Sze Min: That’s a very good question. While I was studying in Melbourne, I lived in a very small room and I was surrounded by things and because people were moving out all the time, they always had things that they wanted to discard. So I took a stack of a for envelopes from my friend because she wanted to throw them away, but I was like “These can still be used, although I don’t know when.” So I took them home. There was another day where I found my school library actually throwing out magazines from 1979. And so that was where I got the book that we have here. I picked a few that I thought were interesting. I wasn’t actually going to read them. They were the same quality and material. After getting all these things for a while, I was trying to look for something to do to complete my school project. That was when I decided that okay, I have all these paper materials. Can I do anything about it?
Oh – which reminds me the tracing paper was actually given to me by my friend who bought a new bag and it was stuffed with all the tracing paper. They were usually in good condition and just needed smoothening out. After I collected all these materials I decided they were materials for a new work.
I’m usually inspired by books as well. I had this book called “Lost in Translation”, it contains untranslatable words from around the world. There were a lot of words that related to love even if they didn’t explicitly say that this is about love. It was words like – having butterflies in the stomach, or the sunlight filtering through the leaves of the trees. I felt all these were speaking of some form of love. I picked six of them, and the work, “Six States of Love”, enables you to experience six different states of love in four minutes.

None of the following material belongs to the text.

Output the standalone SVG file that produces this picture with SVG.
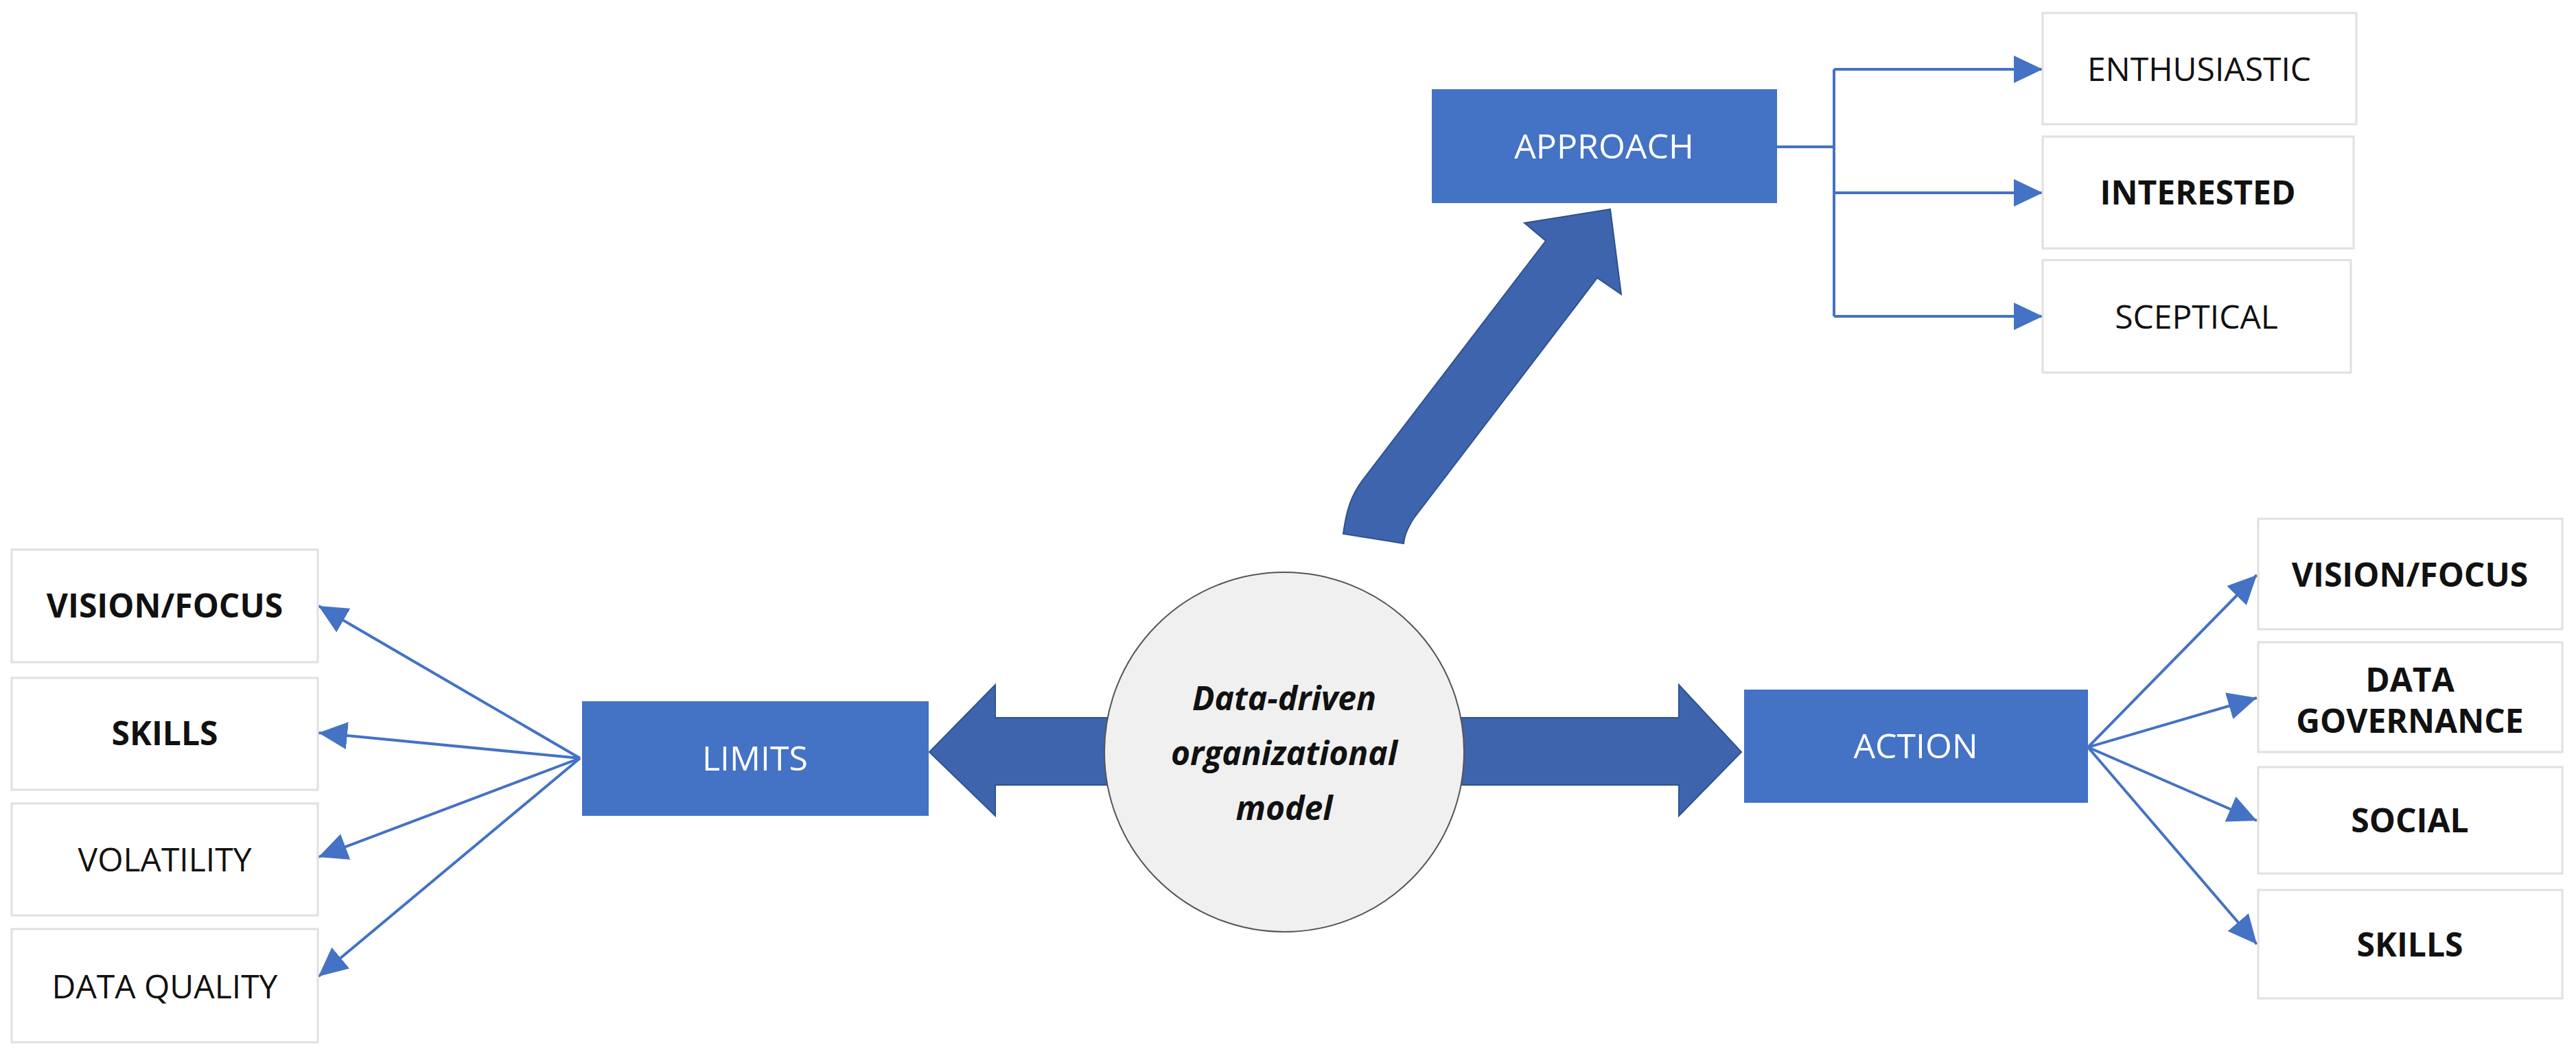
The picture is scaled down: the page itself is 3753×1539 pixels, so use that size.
<svg xmlns="http://www.w3.org/2000/svg" width="3753" height="1539" viewBox="0 0 3753 1539">
<style>
.blue{fill:#4472c4}
.wbox{fill:#fff;stroke:#e0e0e0;stroke-width:3}
.big{fill:#3d64ad;stroke:#2f528f;stroke-width:2}
.lbl{font-family:"Open Sans","Liberation Sans",sans-serif;font-size:48px;fill:#111;text-anchor:middle}
.b{font-weight:bold}
.wt{font-family:"Open Sans","Liberation Sans",sans-serif;font-size:50px;fill:#fff;text-anchor:middle}
.con{stroke:#4472c4;stroke-width:4;fill:none}
</style>
<defs>
<marker id="ah" markerWidth="10" markerHeight="10" refX="10" refY="5" orient="auto" markerUnits="userSpaceOnUse" viewBox="0 0 10 10">
<path d="M0,0 L10,5 L0,10 Z" fill="#4472c4"/>
</marker>
<marker id="ah2" markerWidth="42" markerHeight="40" refX="42" refY="20" orient="auto" markerUnits="userSpaceOnUse">
<path d="M0,0 L42,20 L0,40 Z" fill="#4472c4"/>
</marker>
</defs>
<rect width="3753" height="1539" fill="#fff"/>

<g id="big-arrows">
<path class="big" d="M1620,1046 L1450,1046 L1450,998 L1354,1096 L1450,1189 L1450,1144 L1620,1144 Z"/>
<path class="big" d="M2120,1046 L2446,1046 L2446,998 L2537,1096 L2446,1189 L2446,1144 L2120,1144 Z"/>
<path class="big" d="M1957,778 C1962,740 1970,720 1985,700 L2252,351 L2221,325 L2346,305 L2362,429 L2327,405 L2060,755 C2050,770 2046,780 2045,792 Z"/>
</g>

<g id="center">
<circle cx="1871" cy="1096" r="262" fill="#f0f0f0" stroke="#555" stroke-width="2"/>
<text class="lbl b" font-style="italic" font-size="54" x="1871" y="1035">Data-driven</text>
<text class="lbl b" font-style="italic" font-size="54" x="1871" y="1115">organizational</text>
<text class="lbl b" font-style="italic" font-size="54" x="1871" y="1195">model</text>
</g>

<g id="connectors">
<path class="con" d="M2589,214 H2672"/>
<path class="con" d="M2672,101 V461"/>
<path class="con" d="M2672,101 H2976" marker-end="url(#ah2)"/>
<path class="con" d="M2672,281 H2976" marker-end="url(#ah2)"/>
<path class="con" d="M2672,461 H2976" marker-end="url(#ah2)"/>
<path class="con" d="M845,1105 L464,883" marker-end="url(#ah2)"/>
<path class="con" d="M845,1105 L464,1068" marker-end="url(#ah2)"/>
<path class="con" d="M845,1105 L464,1249" marker-end="url(#ah2)"/>
<path class="con" d="M845,1105 L464,1423" marker-end="url(#ah2)"/>
<path class="con" d="M3042,1089 L3288,838" marker-end="url(#ah2)"/>
<path class="con" d="M3042,1089 L3288,1017" marker-end="url(#ah2)"/>
<path class="con" d="M3042,1089 L3288,1196" marker-end="url(#ah2)"/>
<path class="con" d="M3042,1089 L3288,1376" marker-end="url(#ah2)"/>
</g>

<g id="approach"><rect class="blue" x="2086" y="130" width="503" height="166"/><text class="wt" x="2337" y="231">APPROACH</text></g>
<g id="limits"><rect class="blue" x="848" y="1022" width="505" height="167"/><text class="wt" x="1100" y="1123">LIMITS</text></g>
<g id="action"><rect class="blue" x="2541" y="1005" width="501" height="165"/><text class="wt" x="2791" y="1105">ACTION</text></g>

<g id="enthusiastic"><rect class="wbox" x="2976" y="19" width="457" height="162"/><text class="lbl" x="3204" y="118">ENTHUSIASTIC</text></g>
<g id="interested"><rect class="wbox" x="2976" y="199" width="453" height="163"/><text class="lbl b" x="3202" y="298">INTERESTED</text></g>
<g id="sceptical"><rect class="wbox" x="2976" y="379" width="449" height="164"/><text class="lbl" x="3200" y="479">SCEPTICAL</text></g>

<g id="l-vision"><rect class="wbox" x="17" y="801" width="446" height="164"/><text class="lbl b" x="240" y="900">VISION/FOCUS</text></g>
<g id="l-skills"><rect class="wbox" x="17" y="988" width="446" height="163"/><text class="lbl b" x="240" y="1086">SKILLS</text></g>
<g id="l-volatility"><rect class="wbox" x="17" y="1171" width="446" height="163"/><text class="lbl" x="240" y="1270">VOLATILITY</text></g>
<g id="l-dataquality"><rect class="wbox" x="17" y="1354" width="446" height="165"/><text class="lbl" x="240" y="1455">DATA QUALITY</text></g>

<g id="r-vision"><rect class="wbox" x="3290" y="756" width="443" height="161"/><text class="lbl b" x="3511" y="855">VISION/FOCUS</text></g>
<g id="r-datagov"><rect class="wbox" x="3290" y="936" width="443" height="160"/><text class="lbl b" x="3511" y="1008">DATA</text><text class="lbl b" x="3511" y="1068">GOVERNANCE</text></g>
<g id="r-social"><rect class="wbox" x="3290" y="1118" width="443" height="155"/><text class="lbl b" x="3511" y="1213">SOCIAL</text></g>
<g id="r-skills"><rect class="wbox" x="3290" y="1297" width="443" height="158"/><text class="lbl b" x="3511" y="1394">SKILLS</text></g>
</svg>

It’s a headphone work. I would be seated opposite you. You’ll be invited into into this room, and it’s going to be dark, there’s a lamp over the table and I do not speak at all, but I’d be facilitating a whole process, putting objects in front of you, flipping cards for you to read different words and I brought this to different festivals and I always enjoy how other people bring themselves to the work. So people have different associations to all these words; people have told me how komorebi reminds them of walking with their spouse in in Japan. Some people have also said that they felt someone was embracing them. So it’s always been very nice to see how the same piece of work can affect or conjure different memories and experiences based on who you are.
So I can’t say that it’s sound art because it’s also quite a mix of things like the sound cannot just exist alone. It has to be accompanied by all these things, still driven by sound, the storytelling. And I presented it at a theatre festival. So it’s kind of hard to pinpoint.

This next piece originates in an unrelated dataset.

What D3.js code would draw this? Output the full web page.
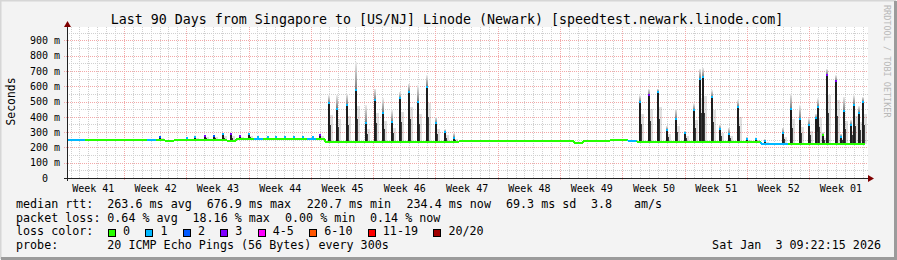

Akanksha: It’s like is it a performance or is it…?
Sze Min: Because the sound brings you to different locations. You could be in a café, so sound brings you there, but I would still have to be present, and I think the human element also.
Akanksha: A sense of something intimate.
Sze Min: Once we’re in the cafe I become somebody who sits opposite you, but there are also times where I completely shut myself off from you. So this I think this intimacy enables you to experience so many different states.
Akanksha: So you mentioned earlier about how it’s different when you are composing or writing your own music by yourself versus when you do it with someone else. What are some of the differences between these two ways of working?
Sze Min: When I create my own work, I cover all the production. I pitch it to people, I create it, I have to decide where it goes. I need to have the vision for it. But if I were to work with somebody else then I usually am just doing sound design. It’s not entirely passive but less involved in the entire process. I’ve also worked on projects where I’m not really involved in the process…
Akanksha: They just want to just want some music from you.
Sze Min: I’m ok with working that way but I also felt and understand that not everybody understands collaboration. I think especially when we work with clients, they only want this product and they don’t really need that process with you. I actually enjoy all the types of projects that have just described.
I think creating your own project can also be tiring because you’re covering everything, not just the creative aspect of things.
Ever since I returned to Singapore I haven’t really made my own stuff; usually it’s in collaboration.
Akanksha: What are some artists or musicians that you’re particularly inspired by?
Sze Min: I usually listen to very little music.
I’m very inspired by books, by theatre, or by science. Especially children’s nonfiction, how it is presented – children’s nonfiction books. Nothing is being subtracted from the content yet it’s very easy to read and it’s always supplemented by illustrations and it makes me very happy when I read them. If I were to research on a subject, I usually turn to children’s nonfiction first. There’s just so much creativity going on in there. I also find inspiration from the things in my house or everyday things – even when I was traveling here I heard the rhythms of the escalator and different escalators have different rhythms and I know which rhythm, which escalator I want to record for any particular rhythm. I start to log in all these sounds in my brain. Sometimes I would just purposely take that particular route just because I want log that in again.
Akanksha: Intriguing insight into your process and your creative brain. So what are you working on currently? And what’s what are you looking forward to in the future the near future?
Sze Min: Ever since relocating to Singapore. I find I had to change a bit of my strategy. I can’t just do art. I’ve been looking into how other people like say, businesses or social enterprises may need my services. So I’ve been speaking to a couple of social enterprises to see how audio stories can serve them.
So I’ve been thinking about how people in communities that we seldom see can now be heard because of audio, so I’m thinking about how to craft these stories and make them available because when it comes to photography or any visuals of these underserved communities, it’s very sensitive, we usually get opinions of how people feel about them rather than their own personal stories. I thought audio can be this medium and I don’t have the answers, but I’m willing to explore.
Akanksha: What are some of the communities that you’re looking at?
Sze Min: Migrant workers. The visually challenged, and adults with disabilities.
Akanksha: When can we next see your work at a festival, any plans?
Sze Min: I’m being commissioned by my university in Melbourne. They are launching a new building on my campus and they’ve commissioned alumni artist to create a work.
Akanksha: So if anyone out there is going to be visiting Australia this year, keep a lookout for it.
Thank you for being on ArtsEquator’s podcast!
Sze Min: Thank you for having me do on-the-spot poetry singing.
Akanksha: It was an excerpt from the longer poem, but I think you captured what I was trying to say.